Pour autant, cela ne signifie pas qu’il y ait une orientation alternative à celle de Thibault. D’abord parce qu’il n’est pas dans la culture très légitimiste de la CGT de remettre en cause ses dirigeants (le débat sur la constitution européenne constitue en cela une première) ensuite parce qu’on ne peut que constater le verrouillage du congrès confédéral de mars 2006, qui donnera certainement lieu à des explications vigoureuses mais ne devrait a priori pas déboucher sur de grands bouleversements.

Toujours est-il que la politique de guerre sociale du Medef et de la droite va entraîner d’autres conflits durs dans plusieurs secteurs. Et il n’est pas sûr que l’harmonie règne indéfiniment entre des dirigeants confédéraux favorables à un rapprochement avec la CFDT, et dont certains étaient des partisans du Oui au référendum sur la constitution européenne, et des équipes militantes qui se battent seules sur le terrain sans pouvoir bénéficier de tous les relais qui font la force d’une organisation interprofessionnelle.

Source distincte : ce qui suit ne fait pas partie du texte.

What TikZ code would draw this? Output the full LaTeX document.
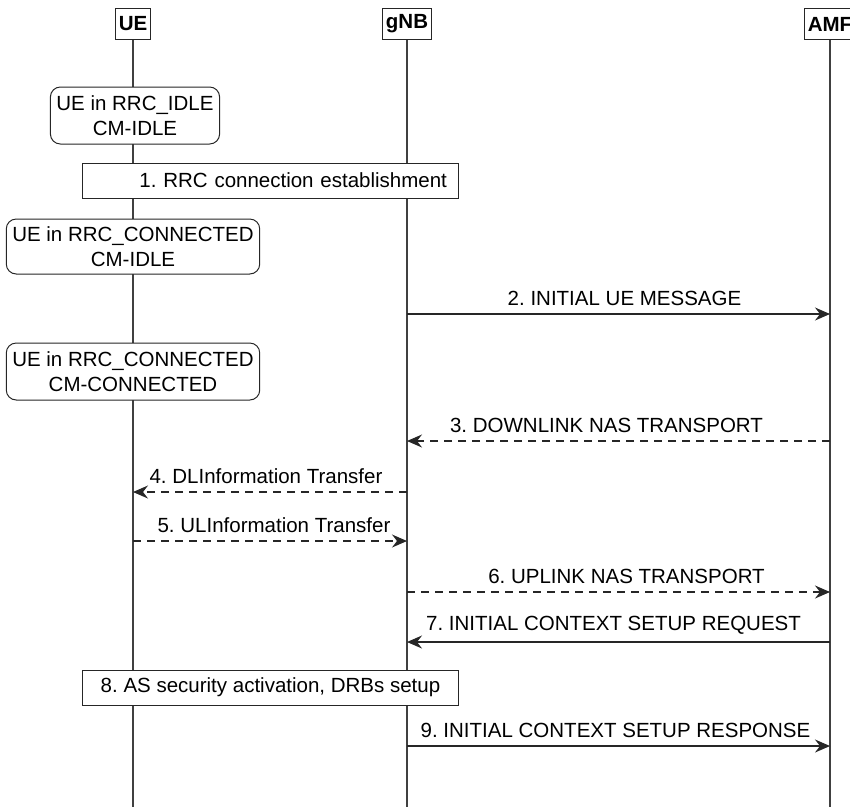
\documentclass[tikz,border=0pt]{standalone}
\usepackage{fontspec}
\setmainfont{Liberation Sans}
\usetikzlibrary{positioning,arrows.meta}
\frenchspacing

\begin{document}
\begin{tikzpicture}[
    x=1pt, y=-1pt,
    font=\fontsize{20.5}{25.5}\selectfont,
    >={Stealth[length=15pt,width=13pt,inset=5pt]},
    entity/.style={
        draw=black!85,
        line width=1pt,
        fill=white,
        inner sep=3.5pt,
        minimum height=31pt,
        font=\bfseries\fontsize{20.5}{24}\selectfont
    },
    lifeline/.style={line width=1.1pt, draw=black!75},
    statebox/.style={
        draw=black!85,
        line width=1pt,
        fill=white,
        rounded corners=10pt,
        align=center,
        inner xsep=6pt,
        minimum height=57pt
    },
    actionbox/.style={
        draw=black!85,
        line width=1pt,
        fill=white,
        minimum width=376pt,
        minimum height=35pt
    },
    msg/.style={->, line width=1.1pt, draw=black!85},
    dashmsg/.style={msg, dash pattern=on 8pt off 6pt},
    lbl/.style={above, inner sep=7.5pt}
]
\useasboundingbox (0,0) rectangle (850,807);

% entities
\node[entity] (ue) at (133,24) {UE};
\node[entity] (gnb) at (407,24) {gNB};
\node[entity] (amf) at (830,24) {AMF};
\coordinate (bot) at (0,807);

\draw[lifeline] (ue.south) -- (ue |- bot);
\draw[lifeline] (gnb.south) -- (gnb |- bot);
\draw[lifeline] (amf.south) -- (amf |- bot);

% UE states
\node[statebox] (idle) at (135,115.5) {UE in RRC\_IDLE\\CM-IDLE};
\node[actionbox, text width=354pt, align=right, inner xsep=11pt] (rrc) at (270,180.5) {1. RRC connection establishment};
\node[statebox, minimum height=55pt] (conn) at (133,246.5) {UE in RRC\_CONNECTED\\CM-IDLE};
\node[statebox] (cmconn) at (133,371.5) {UE in RRC\_CONNECTED\\CM-CONNECTED};
\node[actionbox] (sec) at (270.5,687.5) {8. AS security activation, DRBs setup};

% message rows
\coordinate (y2) at (0,314);
\coordinate (y3) at (0,441);
\coordinate (y4) at (0,492);
\coordinate (y5) at (0,541);
\coordinate (y6) at (0,592);
\coordinate (y7) at (0,642);
\coordinate (y9) at (0,746);

\draw[msg] (gnb |- y2) -- node[lbl, xshift=6pt] (l2) {2. INITIAL UE MESSAGE} (amf |- y2);
\draw[dashmsg] (amf |- y3) -- node[lbl, xshift=-12pt] (l3) {3. DOWNLINK NAS TRANSPORT} (gnb |- y3);
\draw[dashmsg] (gnb |- y4) -- node[lbl, xshift=-4pt] (l4) {4. DLInformation Transfer} (ue |- y4);
\draw[dashmsg] (ue |- y5) -- node[lbl, xshift=4pt] (l5) {5. ULInformation Transfer} (gnb |- y5);
\draw[dashmsg] (gnb |- y6) -- node[lbl, xshift=8pt] (l6) {6. UPLINK NAS TRANSPORT} (amf |- y6);
\draw[msg] (amf |- y7) -- node[lbl, xshift=-5pt] (l7) {7. INITIAL CONTEXT SETUP REQUEST} (gnb |- y7);
\draw[msg] (gnb |- y9) -- node[lbl, xshift=-3pt] (l9) {9. INITIAL CONTEXT SETUP RESPONSE} (amf |- y9);
\end{tikzpicture}
\end{document}
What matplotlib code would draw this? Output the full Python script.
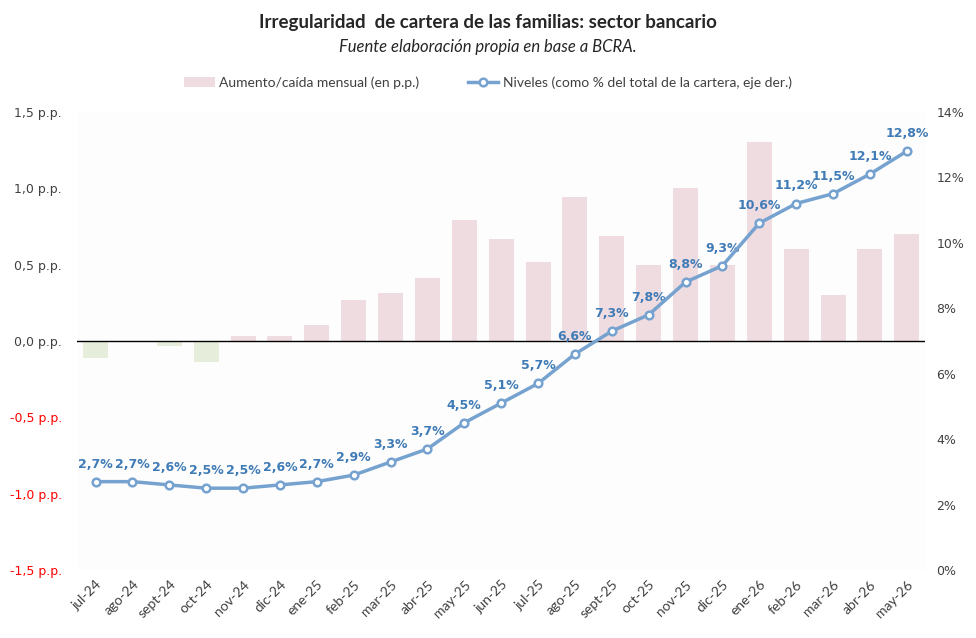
import matplotlib.pyplot as plt
from matplotlib.patches import Patch
from matplotlib.ticker import FuncFormatter

# monthly labels
months = ["jul-24", "ago-24", "sept-24", "oct-24", "nov-24", "dic-24", "ene-25",
          "feb-25", "mar-25", "abr-25", "may-25", "jun-25", "jul-25", "ago-25",
          "sept-25", "oct-25", "nov-25", "dic-25", "ene-26", "feb-26", "mar-26",
          "abr-26", "may-26"]

# monthly change (p.p.)
change = [-0.11, -0.01, -0.03, -0.14, 0.035, 0.03, 0.105, 0.27, 0.315, 0.41,
          0.79, 0.67, 0.52, 0.94, 0.69, 0.50, 1.00, 0.50, 1.30, 0.60, 0.30,
          0.60, 0.70]

# level (% of total portfolio)
level = [2.7, 2.7, 2.6, 2.5, 2.5, 2.6, 2.7, 2.9, 3.3, 3.7, 4.5, 5.1, 5.7, 6.6,
         7.3, 7.8, 8.8, 9.3, 10.6, 11.2, 11.5, 12.1, 12.8]

x = list(range(len(months)))
pink = "#efdce1"
green = "#e6eedb"
blue = "#76a2cf"

fig = plt.figure(figsize=(9.76, 6.38), dpi=100)
ax = fig.add_axes([0.079, 0.1066, 0.869, 0.718])
ax.set_facecolor("#fdfdfd")
ax2 = ax.twinx()

bar_colors = [pink if v >= 0 else green for v in change]
ax.bar(x, change, width=0.68, color=bar_colors, zorder=2)
ax.axhline(0, color="black", lw=1, zorder=3)

line, = ax2.plot(x, level, color=blue, lw=2.5, marker="o", ms=5.5,
                 mfc="white", mec=blue, mew=1.8, zorder=4)
for xi, v in zip(x, level):
    ax2.annotate(f"{v:.1f}%".replace(".", ","), (xi, v), xytext=(0, 8),
                 textcoords="offset points", ha="center", va="bottom",
                 fontsize=9, fontweight="bold", color="#3f7bb6")

ax.set_xlim(-0.5, len(months) - 0.5)
ax.set_ylim(-1.5, 1.5)
ax.set_yticks([-1.5, -1.0, -0.5, 0.0, 0.5, 1.0, 1.5])
ax.yaxis.set_major_formatter(FuncFormatter(lambda v, p: f"{v:.1f}".replace(".", ",") + " p.p."))
ax2.set_ylim(0, 14)
ax2.set_yticks(range(0, 15, 2))
ax2.yaxis.set_major_formatter(FuncFormatter(lambda v, p: f"{v:.0f}%"))

ax.set_xticks(x)
ax.set_xticklabels(months, rotation=45, ha="right", rotation_mode="anchor",
                   fontsize=10, color="#404040", family="Lato")
for lab in ax.get_yticklabels():
    lab.set_fontsize(9)
    lab.set_color("red" if lab.get_text().startswith("-") else "#404040")
for lab in ax2.get_yticklabels():
    lab.set_fontsize(9)
    lab.set_color("#404040")

for a in (ax, ax2):
    for s in a.spines.values():
        s.set_visible(False)
    a.tick_params(length=0)
ax.tick_params(axis="y", pad=11)
ax.tick_params(axis="x", pad=6)
ax2.tick_params(axis="y", pad=8)

fig.text(0.5, 0.965, "Irregularidad  de cartera de las familias: sector bancario",
         ha="center", va="center", fontsize=13.5, fontweight="bold",
         color="#262626", family="Lato")
fig.text(0.5, 0.926, "Fuente elaboración propia en base a BCRA.",
         ha="center", va="center", fontsize=12, style="italic",
         color="#262626", family="Lato")

bar_handle = Patch(facecolor=pink, edgecolor="none")
fig.legend([bar_handle, line], ["Aumento/caída mensual (en p.p.)",
                                "Niveles (como % del total de la cartera, eje der.)"],
           loc="center", bbox_to_anchor=(0.5, 0.871), ncol=2, frameon=False,
           prop={"family": "Lato", "size": 10}, handlelength=2.2,
           handletextpad=0.3, columnspacing=3.5, labelcolor="#404040")

fig.savefig("out.png", dpi=100)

La mise en minorité de Thibault sur la position de la CGT face à la constitution avait sonné comme un coup de tonnerre.

L’initiative de la CGT cheminots va assurément donner plus de poids à toutes celles et ceux qui dans la CGT se battent pour une stratégie d’orientation revendicative plus offensive. Parce que cette stratégie a permis de faire reculer le gouvernement et à permis d’obtenir des résultats concrets à la SNCF, elle va également renforcer la crédibilité de Solidaires dont l’existence et la capacité d’action dans certains secteurs deviennent incontournables, non seulement pour la CGT mais aussi pour les autres organisations syndicales.

Si la donne syndicale ne s’en trouve pas bouleversée, ces derniers développements doivent permettre aux préoccupations des syndicalistes révolutionnaires (action directe, grève générale, convergence des luttes, construction d’un véritable front social) de trouver un plus grand écho auprès de celles et ceux qui se battent et souhaitent donner un débouché à leur action par la victoire des luttes.